Respondí que sí, que tenía que comprarme un reloj porque el que llevaba era viejo y tenía la correa medio rota. Pero tenía cariño al primer reloj, aunque me comprase otro,  no me desprendería del Forsam que me regaló mi padre cuando aprobé cuarto y reválida. Le costó cuatrocientas pesetas, me lo regaló con el orgullo y el presentimiento de que su hijo sería un día maestro. Había aprobado todo, había sacado el bachiller y el siguiente curso comenzaría magisterio. Necesitaba un reloj para medir el tiempo, para medir los tres años que duraría la carrera.
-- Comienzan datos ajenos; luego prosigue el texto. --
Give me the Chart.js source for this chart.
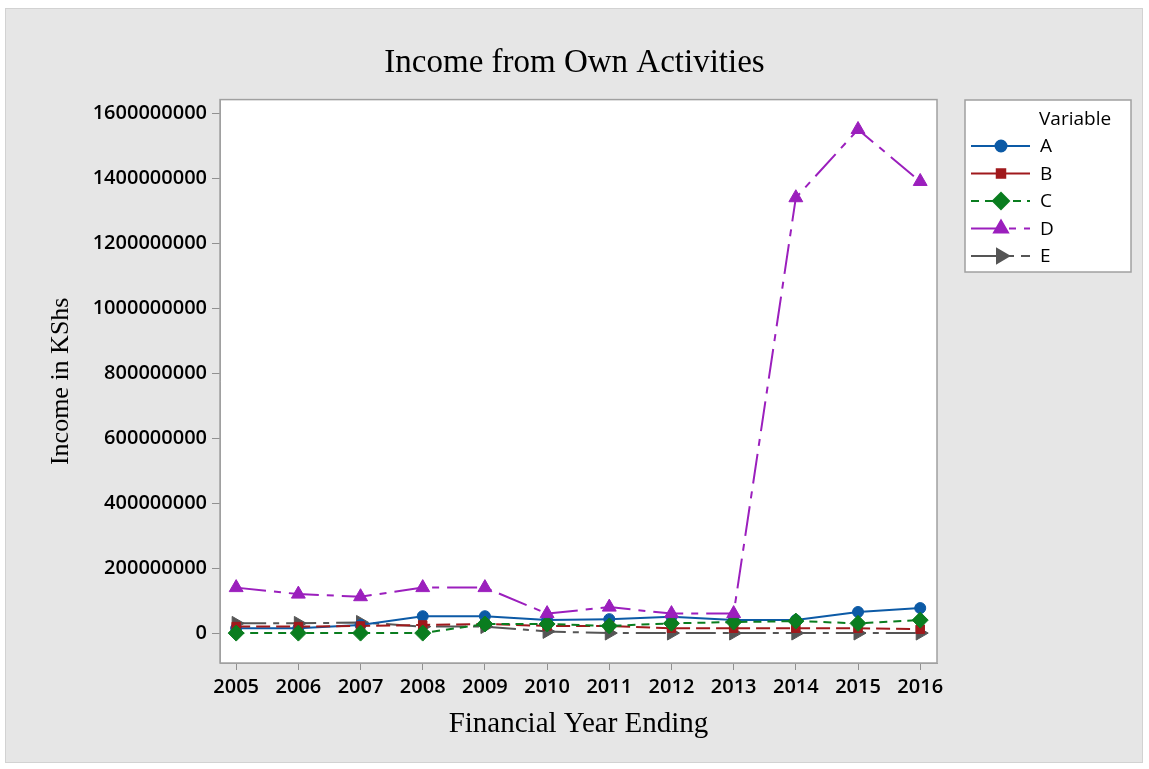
<!DOCTYPE html>
<html>
<head>
<meta charset="utf-8">
<title>Income from Own Activities</title>
<script src="https://cdn.jsdelivr.net/npm/chart.js@4.4.1/dist/chart.umd.min.js"></script>
<style>
  html, body { margin: 0; padding: 0; background: #fff; }
  canvas { display: block; }
</style>
</head>
<body>
<canvas id="incomeChart" width="1149" height="769"></canvas>
<script>
// values (KShs)
const years = [2005, 2006, 2007, 2008, 2009, 2010, 2011, 2012, 2013, 2014, 2015, 2016];
const seriesA = [15000000, 15000000, 25000000, 52000000, 52000000, 40000000, 43000000, 50000000, 40000000, 40000000, 65000000, 77000000];
const seriesB = [20000000, 20000000, 22000000, 25000000, 28000000, 22000000, 22000000, 15000000, 15000000, 15000000, 15000000, 12000000];
const seriesC = [0, 0, 0, 0, 28000000, 28000000, 22000000, 30000000, 34000000, 37000000, 30000000, 40000000];
const seriesD = [140000000, 120000000, 112000000, 140000000, 140000000, 60000000, 80000000, 60000000, 60000000, 1340000000, 1550000000, 1390000000];
const seriesE = [30000000, 30000000, 33000000, 20000000, 20000000, 5000000, 0, 0, 0, 0, 0, 0];
const yTicks = [0, 200000000, 400000000, 600000000, 800000000, 1000000000, 1200000000, 1400000000, 1600000000];

const W = 1149, H = 769;
const plotLeft = 220, plotRight = 937, plotBottom = 663;

const toPoints = vals => vals.map((v, i) => ({ x: years[i], y: v }));

function series(label, vals, color, style, radius, dash, extra) {
  return Object.assign({
    label: label,
    data: toPoints(vals),
    borderColor: color,
    backgroundColor: color,
    borderWidth: 2,
    borderDash: dash,
    pointStyle: style,
    pointRadius: radius,
    pointBorderWidth: 1,
    tension: 0
  }, extra || {});
}

const datasets = [
  series('A', seriesA, '#0c5aa6', 'circle', 5.5, [], { order: 4 }),
  series('B', seriesB, '#a0191c', 'rect', 6, [14, 6], { order: 3 }),
  series('C', seriesC, '#0a7d1f', 'rectRot', 8, [8, 6], { order: 2 }),
  series('D', seriesD, '#9b1fbd', 'triangle', 8, [30, 8, 7, 8], { order: 1 }),
  series('E', seriesE, '#555555', 'triangle', 8, [30, 7, 6, 7], { order: 5, pointRotation: 90 })
];

const backdrop = {
  id: 'backdrop',
  beforeDraw(chart) {
    const { ctx, chartArea: a } = chart;
    ctx.save();
    ctx.fillStyle = '#e6e6e6';
    ctx.fillRect(5, 8, 1138, 755);
    ctx.strokeStyle = '#d2d2d2';
    ctx.lineWidth = 1;
    ctx.strokeRect(5.5, 8.5, 1137, 754);
    ctx.fillStyle = '#ffffff';
    ctx.fillRect(a.left, a.top, a.right - a.left, a.bottom - a.top);
    ctx.restore();
  },
  afterDraw(chart) {
    const { ctx, chartArea: a } = chart;
    ctx.save();
    ctx.strokeStyle = '#a0a0a0';
    ctx.lineWidth = 1.5;
    ctx.strokeRect(a.left, a.top, a.right - a.left, a.bottom - a.top);
    ctx.restore();
  }
};

// Minitab-like legend box on the right
const boxLegend = {
  id: 'boxLegend',
  afterDraw(chart) {
    const ctx = chart.ctx;
    const bx = 965, by = 100, bw = 166, bh = 172;
    ctx.save();
    ctx.fillStyle = '#ffffff';
    ctx.fillRect(bx, by, bw, bh);
    ctx.strokeStyle = '#a0a0a0';
    ctx.lineWidth = 1.5;
    ctx.strokeRect(bx, by, bw, bh);
    ctx.fillStyle = '#000';
    ctx.font = '500 19px "Open Sans"';
    ctx.textBaseline = 'middle';
    ctx.textAlign = 'left';
    ctx.fillText('Variable', 1039, 120);
    chart.data.datasets.forEach((ds, i) => {
      const y = 146 + i * 27.5;
      ctx.strokeStyle = ds.borderColor;
      ctx.lineWidth = 2;
      ctx.setLineDash(i === 1 ? [] : ds.borderDash);
      ctx.beginPath();
      ctx.moveTo(971, y);
      ctx.lineTo(1030, y);
      ctx.stroke();
      ctx.setLineDash([]);
      ctx.fillStyle = ds.backgroundColor;
      Chart.helpers.drawPoint(ctx, {
        pointStyle: ds.pointStyle,
        radius: ds.pointRadius,
        rotation: ds.pointRotation || 0,
        borderWidth: 1
      }, 1001, y);
      ctx.fillStyle = '#000';
      ctx.fillText(ds.label, 1040, y + 1);
    });
    ctx.restore();
  }
};

const tickFont = { family: '"Open Sans"', size: 20, weight: '600' };
const serif = '"Liberation Serif", "Times New Roman", serif';

new Chart(document.getElementById('incomeChart'), {
  type: 'line',
  data: { datasets: datasets },
  plugins: [backdrop, boxLegend],
  options: {
    responsive: false,
    animation: false,
    layout: { padding: 0 },
    plugins: {
      legend: { display: false },
      tooltip: { enabled: false },
      title: {
        display: true,
        text: 'Income from Own Activities',
        color: '#000',
        font: { family: serif, size: 33, weight: 'normal' },
        padding: { top: 44, bottom: 16 }
      }
    },
    scales: {
      x: {
        type: 'linear',
        min: 2004.74,
        max: 2016.27,
        afterFit: s => { s.height = H - plotBottom; },
        afterBuildTicks: s => { s.ticks = years.map(v => ({ value: v })); },
        ticks: {
          color: '#000',
          font: tickFont,
          padding: 5,
          maxRotation: 0,
          autoSkip: false,
          callback: v => String(v)
        },
        grid: { drawOnChartArea: false, tickLength: 7, color: '#909090' },
        border: { color: '#a0a0a0' },
        title: {
          display: true,
          text: 'Financial Year Ending',
          color: '#000',
          font: { family: serif, size: 29 },
          padding: { top: 0, bottom: 27 }
        }
      },
      y: {
        type: 'linear',
        min: -92000000,
        max: 1642000000,
        afterFit: s => { s.width = plotLeft; },
        afterBuildTicks: s => { s.ticks = yTicks.map(v => ({ value: v })); },
        ticks: {
          color: '#000',
          font: tickFont,
          padding: 5,
          callback: v => String(v)
        },
        grid: { drawOnChartArea: false, tickLength: 8, color: '#909090' },
        border: { color: '#a0a0a0' },
        title: {
          display: true,
          text: 'Income in KShs',
          color: '#000',
          font: { family: serif, size: 26 },
          padding: { top: 46, bottom: 0 }
        }
      },
      // empty right-hand axis that only reserves room for the legend box
      spacer: {
        type: 'linear',
        position: 'right',
        display: true,
        afterFit: s => { s.width = W - plotRight; },
        ticks: { display: false },
        grid: { display: false },
        border: { display: false }
      }
    }
  }
});
</script>
</body>
</html>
Era una tarde de junio, en Segovia, tenía quince años y en aquellas cuatrocientas pesetas estaba el esfuerzo, el tesón de una familia para que su hijo estudiase.

            - Me gusta este, pero es muy caro.

Marcaba cuatro mil seiscientas.

            - Ese te lo deja en dos mil pesetas - dijo José Luis.                         

            - Este cabo está loco - decía Morgan

            - Te puedo bajar las seiscientas.

             - No tengo dinero hoy aquí, - le dije -, quizá otro día.

             - Es igual, ¿ cuánto das?

            - Lo que ha dicho José Luis

            - Pero ese está loco, lo ha dicho en broma, di tú en serio.

            - Dos mil quinientas y no hay más.

           

            No hubo más, estuvimos un buen rato, él tirando hacia arriba y yo intentando marchar. Apenas habíamos salido del bazar Tokio y habíamos dado cuatro pasos por la calle arriba, se oyó una voz que decía

            - ¡ Guripa!, toma el reloj, mañana me traes las dos mil quinientas.

 

            Cogí el reloj y nos dimos la mano, no sabía entonces que en el bazar Tokio hablando con Morgan pasaría grandes ratos, que concluirían con una buena amistad y que aprendería grandes cosas de los problemas del mundo árabe.